“Os portugueses são naturalmente sofredores e pacientes: muita arrochada há-de ser a corda com que de mãos e pés os atam os seus opressores antes que rompam em um só gemido os desgraçados. Um murmúrio, uma queixa… nem talvez no cadafalso a soltarão!”
Garrett (Carta de M. Scevola, 1830)
É muito curiosa esta carta/folheto de Almeida Garrett, escrita e publicada no decurso do exílio em Londres, na qual critica o marquês de Palmela e a sua falta de isenção no que tocava ao apoio aos liberais moderados.
Logo após a sua publicação, em 1830, numa tiragem de 500 exemplares, Garrett arrependido tentou tudo para reversibilizar o seu acto, conseguindo retirar do mercado 400 ficando por diversas mãos 100 exemplares, hoje raríssimas peças de bibliófilo.
A carta de 8 páginas é dirigida ao “Ao futuro Editor do primeiro jornal liberal que em portuguez se publicar” e é “oferecida à contemplação da Rainha, a senhora Dona Maria segunda.

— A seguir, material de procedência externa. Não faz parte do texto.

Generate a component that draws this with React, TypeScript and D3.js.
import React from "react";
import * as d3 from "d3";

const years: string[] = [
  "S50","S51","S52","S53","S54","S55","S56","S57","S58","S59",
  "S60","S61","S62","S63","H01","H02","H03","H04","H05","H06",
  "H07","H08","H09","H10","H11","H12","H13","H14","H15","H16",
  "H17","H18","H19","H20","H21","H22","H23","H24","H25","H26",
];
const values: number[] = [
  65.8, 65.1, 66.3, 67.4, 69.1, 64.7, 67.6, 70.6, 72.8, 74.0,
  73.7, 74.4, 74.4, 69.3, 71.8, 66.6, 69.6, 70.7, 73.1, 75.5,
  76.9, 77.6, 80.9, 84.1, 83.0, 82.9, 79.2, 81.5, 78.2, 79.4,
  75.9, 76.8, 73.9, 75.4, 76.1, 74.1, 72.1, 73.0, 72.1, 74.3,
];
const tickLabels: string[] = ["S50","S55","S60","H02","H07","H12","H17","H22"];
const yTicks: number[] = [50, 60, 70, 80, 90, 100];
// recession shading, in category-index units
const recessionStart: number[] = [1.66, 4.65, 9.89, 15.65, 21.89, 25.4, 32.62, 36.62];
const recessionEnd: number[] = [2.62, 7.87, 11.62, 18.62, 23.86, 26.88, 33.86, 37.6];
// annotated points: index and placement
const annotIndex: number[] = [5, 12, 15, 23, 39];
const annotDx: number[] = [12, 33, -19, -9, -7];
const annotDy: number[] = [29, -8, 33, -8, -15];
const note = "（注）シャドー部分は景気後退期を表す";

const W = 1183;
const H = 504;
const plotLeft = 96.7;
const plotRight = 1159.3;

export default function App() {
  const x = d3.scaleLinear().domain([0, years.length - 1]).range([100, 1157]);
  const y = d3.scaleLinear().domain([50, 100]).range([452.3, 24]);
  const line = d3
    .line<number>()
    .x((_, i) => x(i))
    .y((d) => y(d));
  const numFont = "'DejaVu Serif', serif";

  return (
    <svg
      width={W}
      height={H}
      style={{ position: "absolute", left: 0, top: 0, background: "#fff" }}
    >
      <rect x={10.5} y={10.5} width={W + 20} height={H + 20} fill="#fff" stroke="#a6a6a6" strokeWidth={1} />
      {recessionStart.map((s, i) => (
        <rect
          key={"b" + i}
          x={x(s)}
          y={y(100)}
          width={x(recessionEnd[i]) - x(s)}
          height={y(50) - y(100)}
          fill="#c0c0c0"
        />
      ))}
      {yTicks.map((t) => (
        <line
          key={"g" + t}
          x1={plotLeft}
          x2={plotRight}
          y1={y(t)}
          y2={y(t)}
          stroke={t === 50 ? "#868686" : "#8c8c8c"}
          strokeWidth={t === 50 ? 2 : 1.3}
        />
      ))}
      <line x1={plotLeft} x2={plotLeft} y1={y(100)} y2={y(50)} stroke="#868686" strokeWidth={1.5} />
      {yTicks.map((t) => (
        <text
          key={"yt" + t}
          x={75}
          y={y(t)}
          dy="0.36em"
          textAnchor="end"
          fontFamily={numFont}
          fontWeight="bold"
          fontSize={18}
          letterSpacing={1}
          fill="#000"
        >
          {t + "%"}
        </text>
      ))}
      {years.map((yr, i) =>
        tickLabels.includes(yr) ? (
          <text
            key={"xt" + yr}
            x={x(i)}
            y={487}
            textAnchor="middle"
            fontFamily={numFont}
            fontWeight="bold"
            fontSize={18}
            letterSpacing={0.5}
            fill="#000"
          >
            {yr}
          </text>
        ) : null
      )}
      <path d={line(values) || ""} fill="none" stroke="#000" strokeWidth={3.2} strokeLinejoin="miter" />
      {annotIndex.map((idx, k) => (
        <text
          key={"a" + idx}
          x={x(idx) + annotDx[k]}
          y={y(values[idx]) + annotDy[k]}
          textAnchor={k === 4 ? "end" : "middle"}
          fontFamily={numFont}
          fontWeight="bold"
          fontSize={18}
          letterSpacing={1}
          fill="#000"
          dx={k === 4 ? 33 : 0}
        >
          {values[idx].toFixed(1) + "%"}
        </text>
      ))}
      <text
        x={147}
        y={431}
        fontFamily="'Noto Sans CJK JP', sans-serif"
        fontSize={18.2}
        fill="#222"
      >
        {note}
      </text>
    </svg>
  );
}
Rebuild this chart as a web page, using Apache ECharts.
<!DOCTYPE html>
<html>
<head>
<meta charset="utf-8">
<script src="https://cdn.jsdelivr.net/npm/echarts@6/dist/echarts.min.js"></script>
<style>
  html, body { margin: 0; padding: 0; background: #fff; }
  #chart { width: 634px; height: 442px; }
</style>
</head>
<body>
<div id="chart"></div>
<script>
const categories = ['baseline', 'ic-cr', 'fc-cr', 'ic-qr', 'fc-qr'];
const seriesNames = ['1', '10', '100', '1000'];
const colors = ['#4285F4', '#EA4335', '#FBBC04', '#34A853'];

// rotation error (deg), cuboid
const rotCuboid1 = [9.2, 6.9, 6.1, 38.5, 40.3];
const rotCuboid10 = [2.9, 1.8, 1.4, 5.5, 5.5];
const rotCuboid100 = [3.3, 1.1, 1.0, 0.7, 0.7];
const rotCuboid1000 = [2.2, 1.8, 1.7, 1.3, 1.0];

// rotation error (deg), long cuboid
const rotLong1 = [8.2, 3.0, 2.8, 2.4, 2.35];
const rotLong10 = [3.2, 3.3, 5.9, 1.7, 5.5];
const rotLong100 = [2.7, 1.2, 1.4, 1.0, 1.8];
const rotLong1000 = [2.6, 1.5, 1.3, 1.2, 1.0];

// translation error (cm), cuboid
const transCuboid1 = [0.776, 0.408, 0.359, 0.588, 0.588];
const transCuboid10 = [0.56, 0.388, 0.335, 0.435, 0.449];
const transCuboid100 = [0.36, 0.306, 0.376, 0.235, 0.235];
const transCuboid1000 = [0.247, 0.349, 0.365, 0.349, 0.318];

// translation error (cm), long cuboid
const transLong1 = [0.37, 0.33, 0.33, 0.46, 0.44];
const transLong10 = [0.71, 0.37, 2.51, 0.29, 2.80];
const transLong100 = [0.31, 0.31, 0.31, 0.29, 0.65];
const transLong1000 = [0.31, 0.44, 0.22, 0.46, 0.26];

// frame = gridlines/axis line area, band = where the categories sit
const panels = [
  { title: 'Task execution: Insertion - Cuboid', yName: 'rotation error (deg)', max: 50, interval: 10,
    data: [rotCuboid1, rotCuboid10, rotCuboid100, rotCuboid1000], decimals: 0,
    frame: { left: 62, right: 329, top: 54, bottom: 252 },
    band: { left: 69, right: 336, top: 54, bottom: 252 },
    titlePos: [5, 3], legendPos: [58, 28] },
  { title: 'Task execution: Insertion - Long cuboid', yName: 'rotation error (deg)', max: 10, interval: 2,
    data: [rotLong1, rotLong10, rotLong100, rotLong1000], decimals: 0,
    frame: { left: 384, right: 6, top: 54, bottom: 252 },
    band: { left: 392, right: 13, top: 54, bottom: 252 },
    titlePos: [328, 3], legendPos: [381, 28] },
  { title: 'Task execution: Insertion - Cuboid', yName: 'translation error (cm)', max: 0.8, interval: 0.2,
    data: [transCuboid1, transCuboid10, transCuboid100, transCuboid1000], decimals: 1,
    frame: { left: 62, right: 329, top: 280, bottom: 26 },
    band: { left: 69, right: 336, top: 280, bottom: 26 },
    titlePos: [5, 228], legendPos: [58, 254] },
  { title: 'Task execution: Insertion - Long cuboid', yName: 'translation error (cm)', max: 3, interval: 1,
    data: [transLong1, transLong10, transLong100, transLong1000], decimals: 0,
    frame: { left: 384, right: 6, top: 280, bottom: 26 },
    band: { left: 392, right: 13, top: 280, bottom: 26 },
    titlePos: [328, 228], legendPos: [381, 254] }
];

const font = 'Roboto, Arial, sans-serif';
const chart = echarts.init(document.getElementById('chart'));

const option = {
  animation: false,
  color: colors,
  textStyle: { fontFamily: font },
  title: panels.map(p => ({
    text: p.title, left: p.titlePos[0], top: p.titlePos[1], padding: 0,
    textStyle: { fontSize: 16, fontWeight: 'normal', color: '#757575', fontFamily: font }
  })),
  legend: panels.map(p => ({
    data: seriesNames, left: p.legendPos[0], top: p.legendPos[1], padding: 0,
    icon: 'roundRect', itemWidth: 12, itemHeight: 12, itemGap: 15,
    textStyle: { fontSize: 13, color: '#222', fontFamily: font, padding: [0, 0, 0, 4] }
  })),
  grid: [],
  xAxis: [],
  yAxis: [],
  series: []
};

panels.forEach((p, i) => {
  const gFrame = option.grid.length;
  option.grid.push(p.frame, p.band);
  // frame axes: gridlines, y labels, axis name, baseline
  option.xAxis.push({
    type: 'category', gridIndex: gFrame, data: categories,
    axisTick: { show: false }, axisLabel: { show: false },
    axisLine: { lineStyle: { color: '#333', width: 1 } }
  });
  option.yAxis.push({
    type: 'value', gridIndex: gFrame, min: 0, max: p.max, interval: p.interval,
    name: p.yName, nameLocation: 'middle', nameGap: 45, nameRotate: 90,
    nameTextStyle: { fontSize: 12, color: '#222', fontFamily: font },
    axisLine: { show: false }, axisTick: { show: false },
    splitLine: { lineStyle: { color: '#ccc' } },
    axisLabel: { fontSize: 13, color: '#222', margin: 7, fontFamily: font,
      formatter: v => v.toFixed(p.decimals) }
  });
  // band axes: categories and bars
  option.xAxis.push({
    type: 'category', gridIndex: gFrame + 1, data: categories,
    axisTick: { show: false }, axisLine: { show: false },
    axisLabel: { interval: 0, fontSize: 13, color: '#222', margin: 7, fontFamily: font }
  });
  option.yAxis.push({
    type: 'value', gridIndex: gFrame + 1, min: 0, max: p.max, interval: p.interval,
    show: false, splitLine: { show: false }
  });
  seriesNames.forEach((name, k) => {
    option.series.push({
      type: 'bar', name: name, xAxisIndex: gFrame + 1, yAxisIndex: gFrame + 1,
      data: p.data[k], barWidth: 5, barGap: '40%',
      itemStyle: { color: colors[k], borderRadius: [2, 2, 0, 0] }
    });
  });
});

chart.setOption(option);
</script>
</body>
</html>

Duma inaudita fereza e dureza questiona-se de quem levou a “Naçam portugueza peregrina no desterro, e vagã, como raça proscripta, e estigmalizada da maldicam de Deos, por quazi todos os paizes da terra — ludibrio dos povos, escarneo dos reis, objectos do geral desprezo. E quem nos trouxe a tanta baixeza e vergonha? Quem nos póz de roverhio na boca das gentes como raça envilecida e bastarda, aberraçam da especie humana, que somos o ásco, o enjõo, a dezhonra dos nossos semelhantes? Os chefes de quem nos confiâmos; a multifária aristocracia de todas as especies que por suas artes veneficas adormeceo a nacam em hum somno letárgico…”
Quase 200 anos volvidos e perante a reação indiferente dos portugueses a tudo quanto à sua volta se passa de substantivo para as suas vidas, tirando o futebol, podemos, com as resguardadas distâncias, afirmar que a evolução idiossincrática deste luso povo não foi tão significativa quanto a longa dilação temporal permitiria entrever.
O mesmo alheamento e desconfiança da política e dos políticos, por vezes mesmo revestida de um enfático desprezo e descrença daqueles que tendo sido tantas vezes logrados, preferiram, por conformismo, adormecer num confortável “sono letárgico”, paraíso dos governantes que nele e nessa indiferença, nessa apatia, cultivam leira pródiga a muitos despautérios, ilegitimidades e duvidosos actos, em prol de alguns com destrato e desfavor de muitos.